The giant cooler is held in place using a metal retention plate with adjustable nuts. Getting it to screwed into place is tricky and requires two things: a long screwdriver and a bit of patience. And, of course, size can be a hindrance. Even though the heatsink fins are offset so as not to hamper memory, the attached fan still overhangs three out of four memory slots on our Gigabyte GA-Z87X-UD3H motherboard. As a consequence the fan had to be mounted slightly higher than usual to allow room for the Corsair Vengeance Pro memory modules.
Not a huge inconvenience, but it is a problem that air coolers of this size are faced with and you do need a good amount of room around the CPU socket if you are to consider Lucifer as an option. Right now, this is an area in which liquid coolers have the upper hand: they offer similar cooling potential but take up little on-board space.
Deepcool obviously isn't holding back and we'd be surprised if it ever launched a larger cooler. In fact, the manufacturer is so confident in the heatsink's ability that it claims Lucifer can be used entirely fanless to provide passive cooling on "mainstream processors." That's a good bit of marketing, but let's not beat around the bush, Lucifer is aimed primarily at high-end PCs so let's see how it performs when strapped to an Intel Core i7-4770K.
Specification and Test Methodology
To put CPU cooler performance into perspective we're benchmarking using a high-end Intel Haswell test platform. A detailed description of the CPU cooler being reviewed, our test platform and all comparison coolers can be found in the tables below.
Deepcool Gamer Storm Lucifer Specification
|Overall Dimension (Without Fan)
||140mm x 110mm x 163mm
|Overall Dimension (With Fan)
||140mm x 136mm x 168mm
||140mm x 140mm x 26mm
|Max. Air Flow
||LGA2011 / LGA1366 / LGA1156 / LGA1155 / LGA1150 / LGA775
||FM2 / FM1 / AM3+ / AM3 / AM2+ / AM2
||Intel Core i7-4770K
||16GB Corsair Vengeance Pro (2x8GB) DDR3 @ 1,866MHz
||Palit GeForce GTX 770 OC 2GB
||Crucial M500 240GB SSD
||Corsair Graphite Series 600T
||Philips Brilliance 272P (2,560x1,440)
||Windows 8.1 (64-bit)
||Heatsink dimensions (inc. fans)
|Corsair Hydro Series H75
||2x Corsair SP120L 120mm
||800 RPM - 2,000 RPM
|Deepcool Gamer Storm Lucifer
||1x Gamer Storm 140mm
||700 RPM - 1,400 RPM
|Intel Reference E97378-001
||Intel PWM 92mm
||1,200 RPM - 2,800 RPM
To get a feel for how well all of the above coolers compare, we start by running our Core i7-4770K at its default frequency and use HandBrake to encode a large 4K video clip, putting full load on all four cores/eight threads. Temperature is logged throughout the duration of this workload and in order to provide a stabilised reading we then calculate an average temperature across all cores from the last few minutes of encoding.

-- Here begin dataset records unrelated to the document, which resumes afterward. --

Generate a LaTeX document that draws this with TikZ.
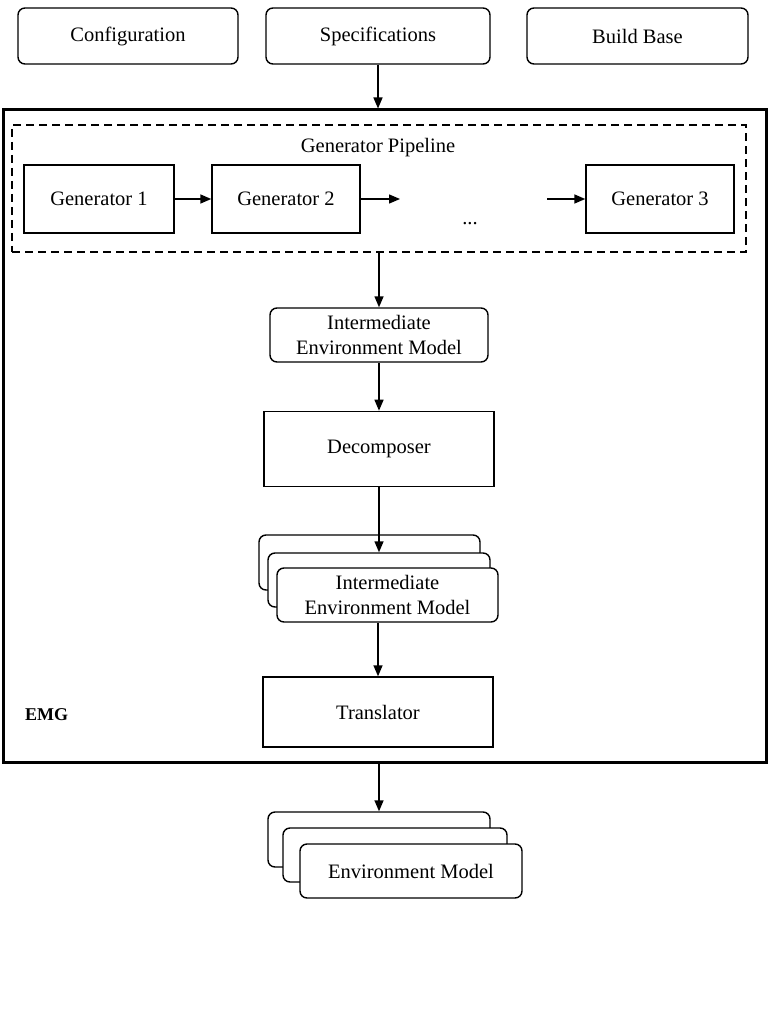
\documentclass[tikz,border=0pt]{standalone}
\usepackage{fontspec}
\setmainfont{Liberation Serif}
\usepackage{tikz}
\usetikzlibrary{arrows.meta,positioning}

\begin{document}
\begin{tikzpicture}[x=1pt,y=1pt,line width=1.4pt,
  >={Triangle[length=11pt,width=9pt]},
  every node/.style={font=\fontsize{20.5}{25}\selectfont},
  rbox/.style={draw,rounded corners=7pt,fill=white,inner sep=0pt,align=center},
  sbox/.style={draw,fill=white,inner sep=0pt,align=center}]
\useasboundingbox (0,0) rectangle (776,-1024);

\node[rbox,minimum width=220,minimum height=56] (conf) at (128,-36) {Configuration};
\node[rbox,minimum width=224,minimum height=56] (spec) at (378,-36) {Specifications};
\node[rbox,minimum width=221,minimum height=56] (base) at (637.5,-36) {Build Base};

\node[draw,line width=3pt,minimum width=763,minimum height=652,inner sep=0pt] (emg) at (384.5,-436) {};
\node[font=\fontsize{18}{20}\selectfont\bfseries,anchor=west] (emglabel) at (21,-715) {EMG};

\node[draw,dash pattern=on 8pt off 5pt,line width=1.4pt,minimum width=734,minimum height=127,inner sep=0pt] (pipe) at (379,-188.5) {};
\node (pipelabel) at (378,-148) {Generator Pipeline};
\node[sbox,minimum width=150,minimum height=68] (gen1) at (99,-199) {Generator 1};
\node[sbox,minimum width=148,minimum height=68] (gen2) at (286,-199) {Generator 2};
\node[sbox,minimum width=148,minimum height=68] (gen3) at (660,-199) {Generator 3};
\node (dots) at (470,-224) {...};
\coordinate (gap1) at (400,-199);
\coordinate (gap2) at (547,-199);

\node[rbox,minimum width=218,minimum height=54] (iem) at (379,-335) {Intermediate\\Environment Model};
\node[sbox,minimum width=230,minimum height=75] (dec) [below=48pt of iem] {Decomposer};

\node[rbox,minimum width=221,minimum height=55] (iemc) at (369.5,-562.5) {};
\node[rbox,minimum width=222,minimum height=54] (iemb) at (379,-580) {};
\node[rbox,minimum width=221,minimum height=54] (iema) at (387.5,-595) {Intermediate\\Environment Model};

\node[sbox,minimum width=230,minimum height=70] (trans) at (378,-712) {Translator};

\node[rbox,minimum width=222,minimum height=55] (envc) at (379,-839.5) {};
\node[rbox,minimum width=224,minimum height=54] (envb) at (395,-855) {};
\node[rbox,minimum width=222,minimum height=54] (enva) at (411,-871) {Environment Model};

\path[->] (spec) edge (spec.south |- emg.north);
\path[->] (gen1) edge (gen2);
\path[->] (gen2) edge (gap1);
\path[->] (gap2) edge (gen3);
\path[->] (pipe) edge (iem);
\path[->] (iem) edge (dec);
\path[->] (dec) edge (dec.south |- iemb.north);
\path[->] (trans.north |- iema.south) edge (trans);
\path[->] (emg.south -| envc.north) edge (envc.north);

\end{tikzpicture}
\end{document}
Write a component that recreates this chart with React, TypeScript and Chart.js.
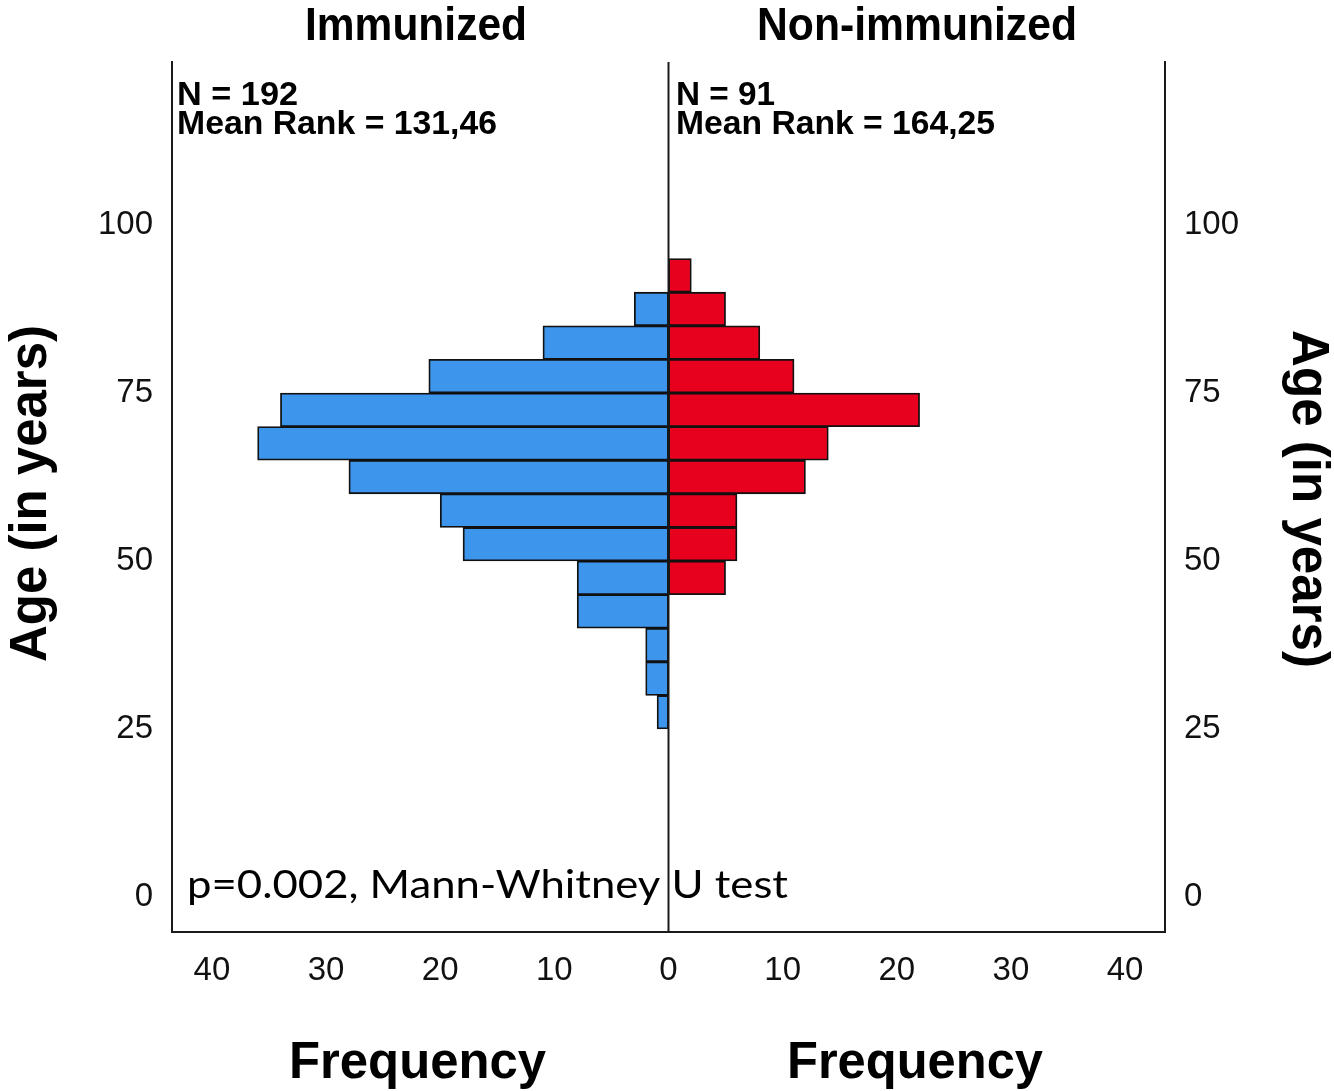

We then repeat the same test, only this time with the Core i7-4770K processor overclocked to a modest 4.4GHz, with voltage increased from 1.175V to 1.225V.
Actual CPU temperature is recorded, but to take into account any temperature fluctuations in our lab, we also graph the delta temperature - that's CPU temperature minus ambient temperature. And, last but not least, to give you an idea of cooler acoustics, we use a PCE-318 noise meter to measure overall system noise in both idle and load states.
Our Corsair Graphite Series 600T chassis is set to run with all three pre-installed fans; a 200mm front intake; a 200mm top exhaust; and a 120mm rear exhaust. All chassis fans are set to run as 'silent' from within the Gigabyte BIOS, while the CPU cooler is set to a 'normal' profile.
Each cooler is configured for optimum performance as per the manufacturer's recommendations, and any fans connected to a radiator are configured to draw air in from outside the chassis (hereby ensuring that the delta between the air temperature and the temperature of the radiator is maximised).
The Deepcool Gamer Storm Lucifer follows the Corsair Hydro Series H75 as only the second cooler to be put to the test on our new Intel Haswell test platform. The two comparable results will showcase the difference between high-end air or liquid cooling, and we will be adding other competing coolers in due course.
Ever wondered if you should bother upgrading from the bundled Intel reference cooler? In our opinion, it's well worth the little effort involved.
Installing the Deepcool Lucifer sees under-load temperature fall by as much as 32 per cent on a stock-clocked Intel Core i7-4770K.
A cooler as large as this is best suited to overclocked systems, where Lucifer's thermal capabilities hold up well. With the CPU overclocked to 4.4GHz, under-load temperature remains below 65ºC. Very healthy indeed and a smidge cooler than Corsair's Hydro Series H75.
We will continue to add other high-performance coolers to our benchmarks over the course of the coming months, so if there are any in particular you would like to see tested, please do get in touch and let us know.
There isn't a great deal in it when comparing noise levels between the high-end air- and liquid-based coolers. Corsair's Hydro Series H75 is a tad quieter under load, but the Deepcool Lucifer - with only one fan and no pump - has the edge when idle. Both are a marked improvement over reference.